No centro da tormenta, a presidenta Dilma Rousseff parece ser tragada pela faxina da Lava Jato, que já prendeu um senador do PT e vários capas do partido. Ocorre que, ironicamente, o alvo maior de todas as críticas é a única integrante da cena a quem não recaem dúvidas de integridade pessoal.

Pode-se odiar o governo Dilma, mas ninguém em sã consciência imagina a mulher com contas milionárias na Suíça. O mesmo não se pode dizer, ou até saber, dos outros que conspiram pelo impedimento. 

Em suma, o impeachment é o Brasil dando marcha a ré na história. Espere-se um festival de pedidos para afastar governadores e prefeitos, e uma grande instabilidade jurídico-político-administrativa. Afinal, dar pedalada fiscal é quase parte do expediente da nação. 

Se Dilma resistir, serão três anos suados pela frente. O Brasil entrou em ebulição e, além de resolver a recessão, é preciso propor um novo pacto político como o de 1985. Dilma não terá alternativa senão tentar. Se vai conseguir, os próximos meses dirão.

É preciso fazer reformas estruturais, regular a escandalosa atividade política em voga no País. É preciso mais eficiência e menos patrimonialismo, e melhorar a lei de financiamento de campanha (ou alguém acredita que o fim do financiamento empresarial por si só evitará o caixa 2 e outras mutretas?). 
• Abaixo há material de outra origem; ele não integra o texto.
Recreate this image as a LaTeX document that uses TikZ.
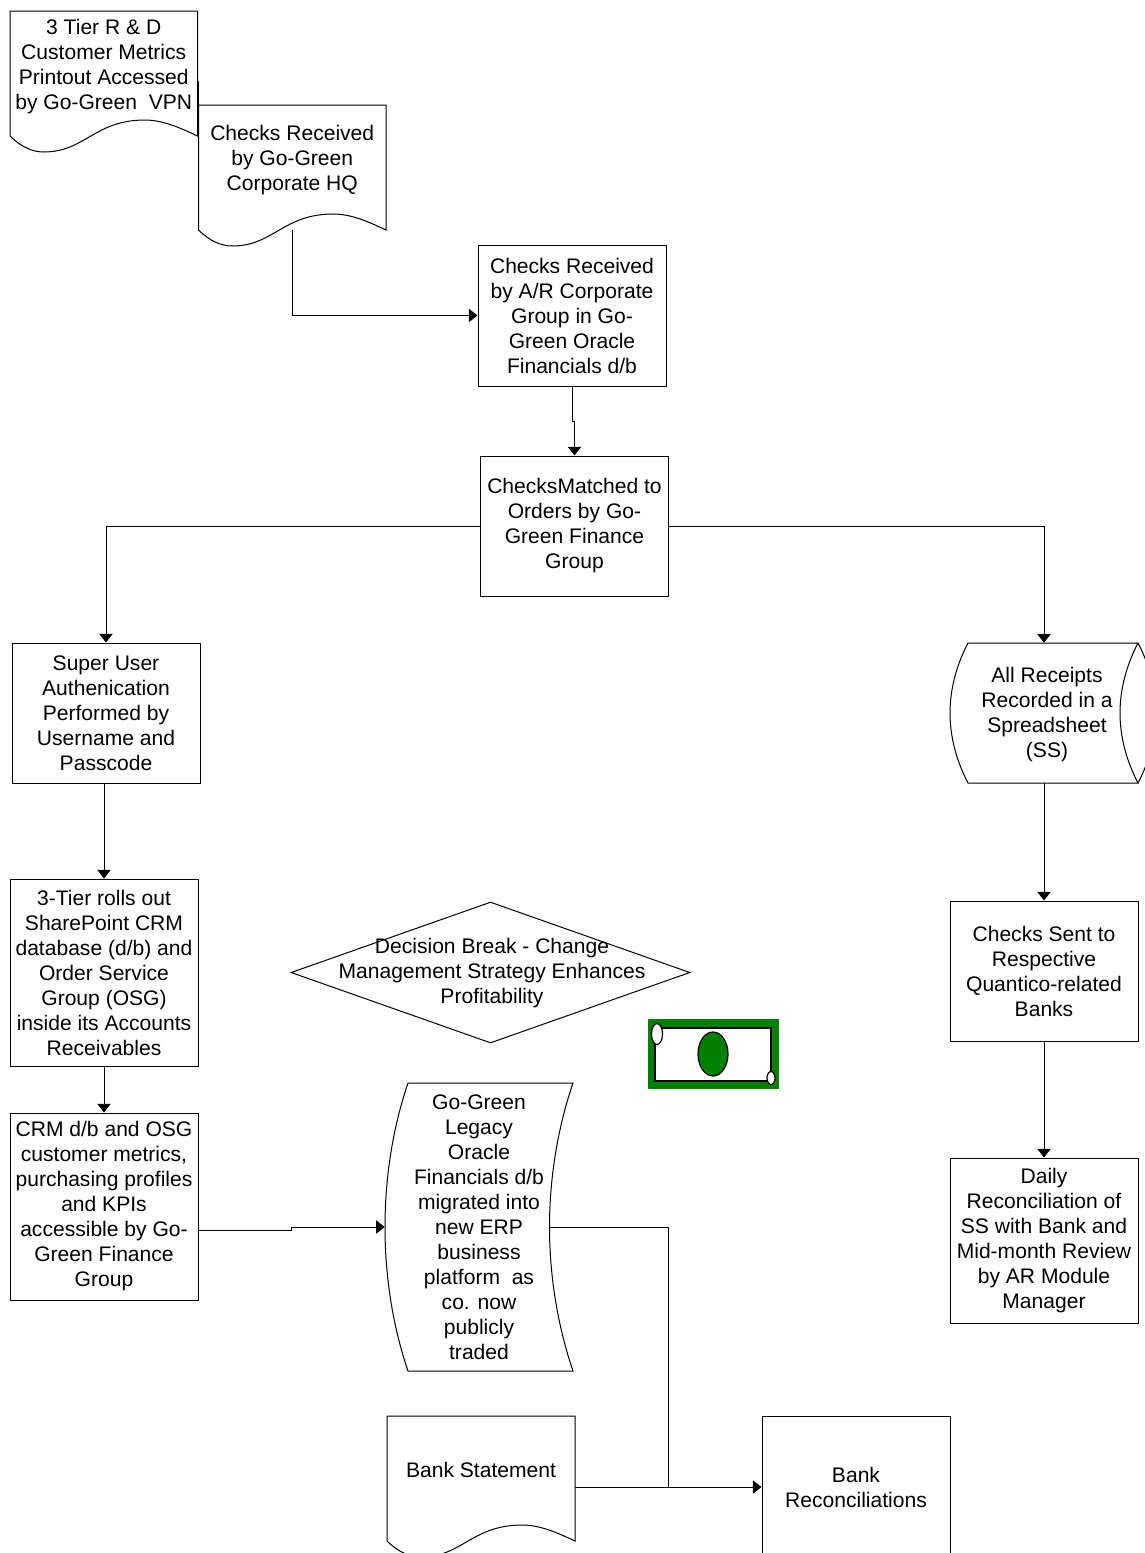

Se os brasileiros realmente querem mudar o país é preciso mirar o Congresso. É necessário baratear o processo eleitoral, incluir mulheres, negros, LGBTs, índios, e limitar o número de mandatos parlamentares (2, talvez 3 consecutivos), eliminando a figura do deputado profissional que reina na plutocracia. É um dever estourar a bolha da classe política.

O que justifica o Estado, por exemplo, manter apartamentos gigantescos para serem usados apenas nos três dias da semana em que os parlamentares ficam em Brasília? Hora de rever o sistema de eleição proporcional (distrital puro seria retrocesso), redefinir o funcionamento dos partidos, separar campanhas de governador das de presidente. 

Isso sem falar em uma reforma tributária que retire impostos da produção e que taxe os rendimentos financeiros. Nenhum país da OCDE (os mais desenvolvidos) deixou de taxar os rendimentos, mas em 1995, no Brasil, acharam que era boa ideia dar esse agrado ao mercado financeiro. Sobre isso nem o Pato da Fiesp nem Aécio Neves falam. 

Ainda não se sabe como sairão os grandes partidos dessa história. O PT vai sobreviver com alguma força? O que separará o PSDB da UDN? O PMDB continuará na base de todo governo eleito do país? Qual será o papel de outras forças políticas minoritárias, à esquerda e à direita? 

Em 2015 o Brasil se deparou consigo. E este ano, de tão longo, pode ser que só acabe depois do Carnaval.